* **TASK OBJECTIVE**
Return all lines that include the string "diagram".

* **DATA FOR THE TASK**
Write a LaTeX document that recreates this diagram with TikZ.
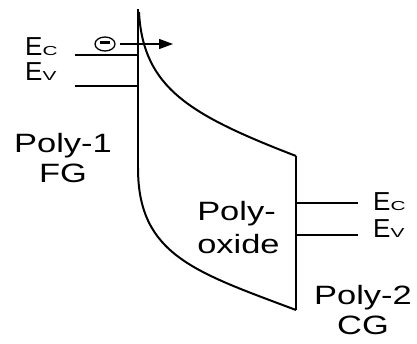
\documentclass[tikz,border=0pt]{standalone}
\usepackage{graphicx}
\usepackage{fontspec}
\setmainfont{Liberation Sans}
\usetikzlibrary{positioning,arrows.meta,shapes.geometric}
\newcommand{\Elev}[1]{E\scalebox{1.6}[1]{\fontsize{13}{13}\selectfont #1}}
\tikzset{
  bandline/.style={line width=2.2pt},
  bandcurve/.style={line width=2pt},
  levelline/.style={line width=1.4pt},
  levellabel/.style={anchor=base west, inner sep=0pt, font=\fontsize{26}{27}\selectfont},
  polytext/.style={inner sep=0pt, xscale=1.3, font=\fontsize{26.5}{27}\selectfont},
  electron/.style={draw, ellipse, line width=1.3pt, minimum width=20pt, minimum height=14pt, inner sep=0pt},
  kickarrow/.style={-{Triangle[length=14pt,width=10pt]}, line width=1.3pt}
}
\begin{document}
\begin{tikzpicture}[x=1pt, y=-1pt]
      \useasboundingbox (0,0) rectangle (417,343);
      % band edges
      \coordinate (fgtop) at (138,9);
      \coordinate (fgknee) at (138,168);
      \coordinate (cgtop) at (296,156);
      \coordinate (cgbot) at (296,310);
      \draw[bandline] (fgtop) -- (fgknee);
      \draw[bandline] (cgtop) -- (cgbot);
      \draw[bandcurve] (139,12) .. controls (143,88) and (190,115) .. (cgtop);
      \draw[bandcurve] (fgknee) .. controls (138,255) and (195,272) .. (cgbot);
      % levels
      \node[levellabel] (ecl) at (25,55) {\Elev{C}};
      \node[levellabel] (evl) at (25,80) {\Elev{V}};
      \node[levellabel] (ecr) at (373,210) {\Elev{C}};
      \node[levellabel] (evr) at (373,237) {\Elev{V}};
      \coordinate (ecla) at (75,55);
      \coordinate (evla) at (75,86);
      \coordinate (ecrb) at (358,203);
      \coordinate (evrb) at (358,235);
      \draw[levelline] (ecla) -- (ecla -| fgtop);
      \draw[levelline] (evla) -- (evla -| fgtop);
      \draw[levelline] (ecrb -| cgtop) -- (ecrb);
      \draw[levelline] (evrb -| cgtop) -- (evrb);
      % electron
      \node[electron] (elec) at (105,44) {\rule[2.6pt]{10pt}{2.6pt}};
      \coordinate (kick) at (173,44);
      \draw[kickarrow, shorten <=4pt] (elec) -- (kick);
      % regions
      \node[polytext, anchor=base, align=center] (fg) at (63,182) {Poly-1\\[3pt]FG};
      \node[polytext, anchor=base west, align=left, font=\fontsize{26.5}{33}\selectfont] (ox) at (197,253) {Poly-\\oxide};
      \node[polytext, anchor=base, align=center] (cg) at (363,334) {Poly-2\\[3pt]CG};
\end{tikzpicture}
\end{document}
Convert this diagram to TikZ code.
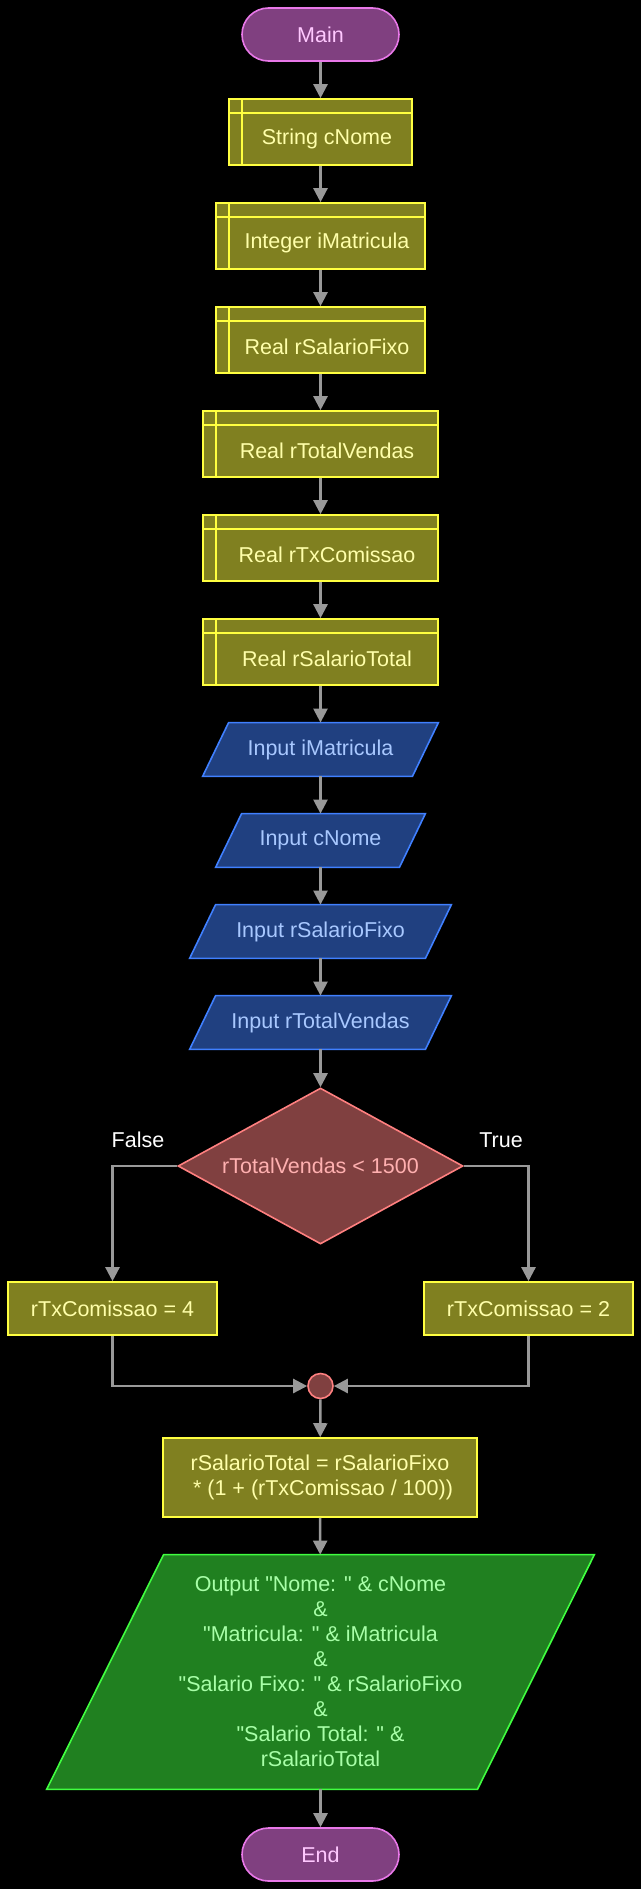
\documentclass[tikz,border=0pt]{standalone}
\usepackage{fontspec}
\setmainfont{Liberation Sans}[Ligatures=TeXOff]
\usetikzlibrary{arrows.meta,shapes.geometric,backgrounds,calc}
\definecolor{termfill}{RGB}{128,64,128}
\definecolor{termdraw}{RGB}{232,120,232}
\definecolor{termtext}{RGB}{255,200,255}
\definecolor{declfill}{RGB}{128,128,32}
\definecolor{decldraw}{RGB}{255,255,64}
\definecolor{decltext}{RGB}{255,255,170}
\definecolor{infill}{RGB}{32,64,128}
\definecolor{indraw}{RGB}{64,128,255}
\definecolor{intext}{RGB}{168,200,255}
\definecolor{decfill}{RGB}{128,64,64}
\definecolor{decdraw}{RGB}{255,128,128}
\definecolor{dectext}{RGB}{255,176,176}
\definecolor{outfill}{RGB}{32,128,32}
\definecolor{outdraw}{RGB}{64,255,64}
\definecolor{outtext}{RGB}{168,255,168}
\definecolor{arrc}{RGB}{153,153,153}
\begin{document}
\begin{tikzpicture}[x=0.5pt,y=-0.5pt,
 every node/.style={font=\fontsize{10.75pt}{12.5pt}\selectfont, inner sep=0pt},
 term/.style={draw=termdraw, fill=termfill, text=termtext, line width=0.8pt, rounded corners=13.25pt, minimum width=78.5pt, minimum height=26.5pt},
 decl/.style={draw=decldraw, fill=declfill, line width=0.8pt, minimum height=33pt,
   path picture={\draw[decldraw,line width=0.8pt] ([xshift=6.5pt]path picture bounding box.north west) -- ([xshift=6.5pt]path picture bounding box.south west) ([yshift=-7pt]path picture bounding box.north west) -- ([yshift=-7pt]path picture bounding box.north east);}},
 decltxt/.style={text=decltext},
 proc/.style={draw=decldraw, fill=declfill, text=decltext, line width=0.8pt, minimum height=26.5pt, align=center},
 io/.style={minimum height=26.5pt, text=intext},
 ioshape/.style={draw=indraw, fill=infill, line width=0.8pt},
 outshape/.style={draw=outdraw, fill=outfill, line width=0.8pt},
 lbl/.style={text=white},
 arr/.style={draw=arrc, line width=1.2pt, -{Triangle[length=7pt,width=7pt]}}
]
\begin{scope}[on background layer]
\fill[black] (0,0) rectangle (641,1889);
\end{scope}
\useasboundingbox (0,0) rectangle (641,1889);

\node[term] (M) at (320.5,34.5) {Main};

\node[decl, minimum width=91.5pt] (d1) at (320.5,132) {};
\node[decltxt] (d1t) at ([xshift=3.25pt,yshift=-3.5pt]d1.center) {String cNome};
\node[decl, minimum width=104.5pt] (d2) at (320.5,236) {};
\node[decltxt] (d2t) at ([xshift=3.25pt,yshift=-3.5pt]d2.center) {Integer iMatricula};
\node[decl, minimum width=104.5pt] (d3) at (320.5,340) {};
\node[decltxt] (d3t) at ([xshift=3.25pt,yshift=-3.5pt]d3.center) {Real rSalarioFixo};
\node[decl, minimum width=117.5pt] (d4) at (320.5,444) {};
\node[decltxt] (d4t) at ([xshift=3.25pt,yshift=-3.5pt]d4.center) {Real rTotalVendas};
\node[decl, minimum width=117.5pt] (d5) at (320.5,548) {};
\node[decltxt] (d5t) at ([xshift=3.25pt,yshift=-3.5pt]d5.center) {Real rTxComissao};
\node[decl, minimum width=117.5pt] (d6) at (320.5,652) {};
\node[decltxt] (d6t) at ([xshift=3.25pt,yshift=-3.5pt]d6.center) {Real rSalarioTotal};

\node[io, minimum width=104.5pt] (i1) at (320.5,749.5) {Input iMatricula};
\node[io, minimum width=91.5pt] (i2) at (320.5,840.5) {Input cNome};
\node[io, minimum width=117.5pt] (i3) at (320.5,931.5) {Input rSalarioFixo};
\node[io, minimum width=117.5pt] (i4) at (320.5,1022.5) {Input rTotalVendas};
\begin{scope}[on background layer]
\foreach \n in {i1,i2,i3,i4}{
 \filldraw[ioshape] ([xshift=6.5pt]\n.north west) -- ([xshift=6.5pt]\n.north east) -- ([xshift=-6.5pt]\n.south east) -- ([xshift=-6.5pt]\n.south west) -- cycle;
}
\end{scope}

\node[diamond, draw=decdraw, fill=decfill, text=dectext, line width=0.8pt, minimum width=142.5pt, minimum height=78pt, aspect=1.8] (dia) at (320.5,1166) {rTotalVendas < 1500};
\node[lbl] (lf) at (138,1140) {False};
\node[lbl] (lt) at (501,1140) {True};

\node[proc, minimum width=104.5pt] (L) at (112.5,1308.5) {rTxComissao = 4};
\node[proc, minimum width=104.5pt] (R) at (528.5,1308.5) {rTxComissao = 2};

\node[circle, draw=decdraw, fill=decfill, line width=0.8pt, minimum size=12.5pt] (J) at (320.5,1386) {};

\node[proc, minimum width=157pt, minimum height=39.5pt] (S) at (320,1477.5) {rSalarioTotal = rSalarioFixo\\ \hspace*{0.28em}* (1 + (rTxComissao / 100))};

\node[text=outtext, align=center, minimum width=215pt, minimum height=117pt] (O) at (320.5,1672) {Output "Nome: " \& cNome\\ \&\\ "Matricula: " \& iMatricula\\ \&\\ "Salario Fixo: " \& rSalarioFixo\\ \&\\ "Salario Total: " \&\\ rSalarioTotal};
\begin{scope}[on background layer]
 \filldraw[outshape] ([xshift=29.25pt]O.north west) -- ([xshift=29.25pt]O.north east) -- ([xshift=-29.25pt]O.south east) -- ([xshift=-29.25pt]O.south west) -- cycle;
\end{scope}

\node[term] (E) at (320.5,1854.5) {End};

\draw[arr] (M) -- (d1);
\draw[arr] (d1) -- (d2);
\draw[arr] (d2) -- (d3);
\draw[arr] (d3) -- (d4);
\draw[arr] (d4) -- (d5);
\draw[arr] (d5) -- (d6);
\draw[arr] (d6) -- (i1);
\draw[arr] (i1) -- (i2);
\draw[arr] (i2) -- (i3);
\draw[arr] (i3) -- (i4);
\draw[arr] (i4) -- (dia);
\draw[arr] (dia.west) -| (L.north);
\draw[arr] (dia.east) -| (R.north);
\draw[arr] (L.south) |- (J.west);
\draw[arr] (R.south) |- (J.east);
\draw[arr] (J) -- (S);
\draw[arr] (S) -- (O);
\draw[arr] (O) -- (E);
\end{tikzpicture}
\end{document}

* **ANSWER BELOW**
Write a LaTeX document that recreates this diagram with TikZ.
Convert this diagram to TikZ code.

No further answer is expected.